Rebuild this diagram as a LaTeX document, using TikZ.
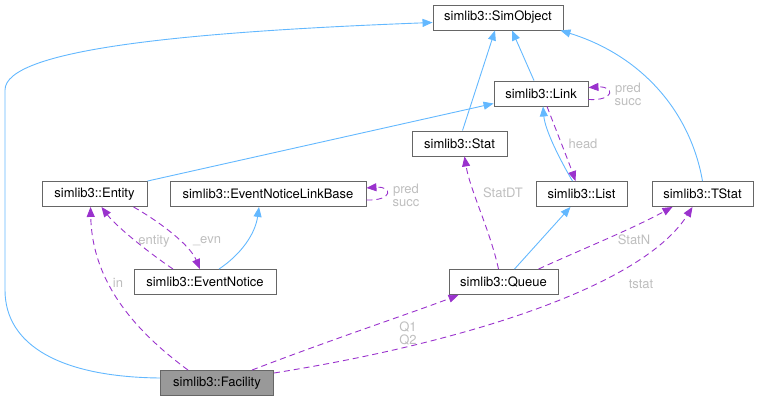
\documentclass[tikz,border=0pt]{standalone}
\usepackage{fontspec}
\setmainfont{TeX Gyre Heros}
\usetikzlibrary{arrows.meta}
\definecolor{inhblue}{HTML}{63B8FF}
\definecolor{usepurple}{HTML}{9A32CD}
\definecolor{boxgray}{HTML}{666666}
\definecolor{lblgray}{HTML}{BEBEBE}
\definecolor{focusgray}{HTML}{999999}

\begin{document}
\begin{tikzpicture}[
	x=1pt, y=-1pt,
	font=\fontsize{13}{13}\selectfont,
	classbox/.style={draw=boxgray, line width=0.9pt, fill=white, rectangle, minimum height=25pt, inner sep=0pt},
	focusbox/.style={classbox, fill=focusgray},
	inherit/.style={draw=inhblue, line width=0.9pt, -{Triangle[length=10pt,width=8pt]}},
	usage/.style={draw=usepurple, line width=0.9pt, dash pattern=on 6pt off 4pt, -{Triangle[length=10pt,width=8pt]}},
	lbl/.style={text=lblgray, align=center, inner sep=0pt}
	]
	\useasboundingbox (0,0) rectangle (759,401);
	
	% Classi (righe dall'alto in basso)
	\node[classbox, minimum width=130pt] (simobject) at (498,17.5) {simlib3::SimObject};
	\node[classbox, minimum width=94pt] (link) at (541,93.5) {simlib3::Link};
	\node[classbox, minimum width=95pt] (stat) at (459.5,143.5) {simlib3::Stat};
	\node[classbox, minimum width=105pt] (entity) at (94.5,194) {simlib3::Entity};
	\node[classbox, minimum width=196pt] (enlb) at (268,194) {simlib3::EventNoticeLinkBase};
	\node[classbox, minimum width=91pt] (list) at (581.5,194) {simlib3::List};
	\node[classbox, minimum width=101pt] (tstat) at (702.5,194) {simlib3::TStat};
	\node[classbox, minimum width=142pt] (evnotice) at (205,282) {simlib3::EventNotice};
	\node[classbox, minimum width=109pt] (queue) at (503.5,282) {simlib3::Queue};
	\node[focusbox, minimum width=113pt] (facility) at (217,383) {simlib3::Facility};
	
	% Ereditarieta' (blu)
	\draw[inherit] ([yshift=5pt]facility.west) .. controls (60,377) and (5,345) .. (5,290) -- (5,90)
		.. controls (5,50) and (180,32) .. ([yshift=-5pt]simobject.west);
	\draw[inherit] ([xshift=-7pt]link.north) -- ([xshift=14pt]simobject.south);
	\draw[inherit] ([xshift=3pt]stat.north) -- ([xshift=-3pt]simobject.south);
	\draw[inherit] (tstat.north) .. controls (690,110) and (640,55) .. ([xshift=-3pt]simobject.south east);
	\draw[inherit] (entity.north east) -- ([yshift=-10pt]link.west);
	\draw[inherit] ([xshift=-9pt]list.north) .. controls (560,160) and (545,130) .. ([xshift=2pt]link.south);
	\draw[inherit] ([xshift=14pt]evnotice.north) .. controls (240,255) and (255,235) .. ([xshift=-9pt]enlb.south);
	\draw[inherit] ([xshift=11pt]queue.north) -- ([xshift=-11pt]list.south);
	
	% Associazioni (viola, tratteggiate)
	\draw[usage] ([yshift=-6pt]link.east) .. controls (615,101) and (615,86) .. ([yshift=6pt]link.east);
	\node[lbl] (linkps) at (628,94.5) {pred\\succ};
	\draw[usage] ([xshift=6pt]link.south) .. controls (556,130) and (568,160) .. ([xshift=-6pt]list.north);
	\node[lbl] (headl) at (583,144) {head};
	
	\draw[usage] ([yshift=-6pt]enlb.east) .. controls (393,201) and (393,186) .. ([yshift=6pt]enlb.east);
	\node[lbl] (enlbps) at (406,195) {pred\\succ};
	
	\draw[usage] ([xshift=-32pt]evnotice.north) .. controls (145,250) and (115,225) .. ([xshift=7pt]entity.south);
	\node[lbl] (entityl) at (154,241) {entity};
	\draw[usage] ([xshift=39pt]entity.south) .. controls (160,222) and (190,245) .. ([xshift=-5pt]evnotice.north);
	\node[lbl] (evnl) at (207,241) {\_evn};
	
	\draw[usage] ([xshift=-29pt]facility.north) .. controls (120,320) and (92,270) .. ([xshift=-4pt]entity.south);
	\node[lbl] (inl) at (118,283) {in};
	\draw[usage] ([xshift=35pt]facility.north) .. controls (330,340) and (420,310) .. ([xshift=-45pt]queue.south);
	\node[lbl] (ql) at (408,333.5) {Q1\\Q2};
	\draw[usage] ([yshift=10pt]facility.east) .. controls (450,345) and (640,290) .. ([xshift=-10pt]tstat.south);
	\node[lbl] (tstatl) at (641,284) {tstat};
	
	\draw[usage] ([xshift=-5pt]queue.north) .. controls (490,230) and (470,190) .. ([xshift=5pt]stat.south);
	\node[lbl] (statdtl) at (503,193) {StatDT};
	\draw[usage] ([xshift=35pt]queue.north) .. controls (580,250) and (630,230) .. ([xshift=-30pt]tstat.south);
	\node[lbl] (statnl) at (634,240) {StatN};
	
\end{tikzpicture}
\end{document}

DIRECTIONS FOR THIS TASK: Repeat the data exactly, without the pictures.

WRITTEN ANSWER:
Rebuild this diagram as a LaTeX document, using TikZ.
\documentclass[tikz,border=0pt]{standalone}
\usepackage{fontspec}
\setmainfont{TeX Gyre Heros}
\usetikzlibrary{arrows.meta}
\definecolor{inhblue}{HTML}{63B8FF}
\definecolor{usepurple}{HTML}{9A32CD}
\definecolor{boxgray}{HTML}{666666}
\definecolor{lblgray}{HTML}{BEBEBE}
\definecolor{focusgray}{HTML}{999999}

\begin{document}
\begin{tikzpicture}[
	x=1pt, y=-1pt,
	font=\fontsize{13}{13}\selectfont,
	classbox/.style={draw=boxgray, line width=0.9pt, fill=white, rectangle, minimum height=25pt, inner sep=0pt},
	focusbox/.style={classbox, fill=focusgray},
	inherit/.style={draw=inhblue, line width=0.9pt, -{Triangle[length=10pt,width=8pt]}},
	usage/.style={draw=usepurple, line width=0.9pt, dash pattern=on 6pt off 4pt, -{Triangle[length=10pt,width=8pt]}},
	lbl/.style={text=lblgray, align=center, inner sep=0pt}
	]
	\useasboundingbox (0,0) rectangle (759,401);
	
	% Classi (righe dall'alto in basso)
	\node[classbox, minimum width=130pt] (simobject) at (498,17.5) {simlib3::SimObject};
	\node[classbox, minimum width=94pt] (link) at (541,93.5) {simlib3::Link};
	\node[classbox, minimum width=95pt] (stat) at (459.5,143.5) {simlib3::Stat};
	\node[classbox, minimum width=105pt] (entity) at (94.5,194) {simlib3::Entity};
	\node[classbox, minimum width=196pt] (enlb) at (268,194) {simlib3::EventNoticeLinkBase};
	\node[classbox, minimum width=91pt] (list) at (581.5,194) {simlib3::List};
	\node[classbox, minimum width=101pt] (tstat) at (702.5,194) {simlib3::TStat};
	\node[classbox, minimum width=142pt] (evnotice) at (205,282) {simlib3::EventNotice};
	\node[classbox, minimum width=109pt] (queue) at (503.5,282) {simlib3::Queue};
	\node[focusbox, minimum width=113pt] (facility) at (217,383) {simlib3::Facility};
	
	% Ereditarieta' (blu)
	\draw[inherit] ([yshift=5pt]facility.west) .. controls (60,377) and (5,345) .. (5,290) -- (5,90)
		.. controls (5,50) and (180,32) .. ([yshift=-5pt]simobject.west);
	\draw[inherit] ([xshift=-7pt]link.north) -- ([xshift=14pt]simobject.south);
	\draw[inherit] ([xshift=3pt]stat.north) -- ([xshift=-3pt]simobject.south);
	\draw[inherit] (tstat.north) .. controls (690,110) and (640,55) .. ([xshift=-3pt]simobject.south east);
	\draw[inherit] (entity.north east) -- ([yshift=-10pt]link.west);
	\draw[inherit] ([xshift=-9pt]list.north) .. controls (560,160) and (545,130) .. ([xshift=2pt]link.south);
	\draw[inherit] ([xshift=14pt]evnotice.north) .. controls (240,255) and (255,235) .. ([xshift=-9pt]enlb.south);
	\draw[inherit] ([xshift=11pt]queue.north) -- ([xshift=-11pt]list.south);
	
	% Associazioni (viola, tratteggiate)
	\draw[usage] ([yshift=-6pt]link.east) .. controls (615,101) and (615,86) .. ([yshift=6pt]link.east);
	\node[lbl] (linkps) at (628,94.5) {pred\\succ};
	\draw[usage] ([xshift=6pt]link.south) .. controls (556,130) and (568,160) .. ([xshift=-6pt]list.north);
	\node[lbl] (headl) at (583,144) {head};
	
	\draw[usage] ([yshift=-6pt]enlb.east) .. controls (393,201) and (393,186) .. ([yshift=6pt]enlb.east);
	\node[lbl] (enlbps) at (406,195) {pred\\succ};
	
	\draw[usage] ([xshift=-32pt]evnotice.north) .. controls (145,250) and (115,225) .. ([xshift=7pt]entity.south);
	\node[lbl] (entityl) at (154,241) {entity};
	\draw[usage] ([xshift=39pt]entity.south) .. controls (160,222) and (190,245) .. ([xshift=-5pt]evnotice.north);
	\node[lbl] (evnl) at (207,241) {\_evn};
	
	\draw[usage] ([xshift=-29pt]facility.north) .. controls (120,320) and (92,270) .. ([xshift=-4pt]entity.south);
	\node[lbl] (inl) at (118,283) {in};
	\draw[usage] ([xshift=35pt]facility.north) .. controls (330,340) and (420,310) .. ([xshift=-45pt]queue.south);
	\node[lbl] (ql) at (408,333.5) {Q1\\Q2};
	\draw[usage] ([yshift=10pt]facility.east) .. controls (450,345) and (640,290) .. ([xshift=-10pt]tstat.south);
	\node[lbl] (tstatl) at (641,284) {tstat};
	
	\draw[usage] ([xshift=-5pt]queue.north) .. controls (490,230) and (470,190) .. ([xshift=5pt]stat.south);
	\node[lbl] (statdtl) at (503,193) {StatDT};
	\draw[usage] ([xshift=35pt]queue.north) .. controls (580,250) and (630,230) .. ([xshift=-30pt]tstat.south);
	\node[lbl] (statnl) at (634,240) {StatN};
	
\end{tikzpicture}
\end{document}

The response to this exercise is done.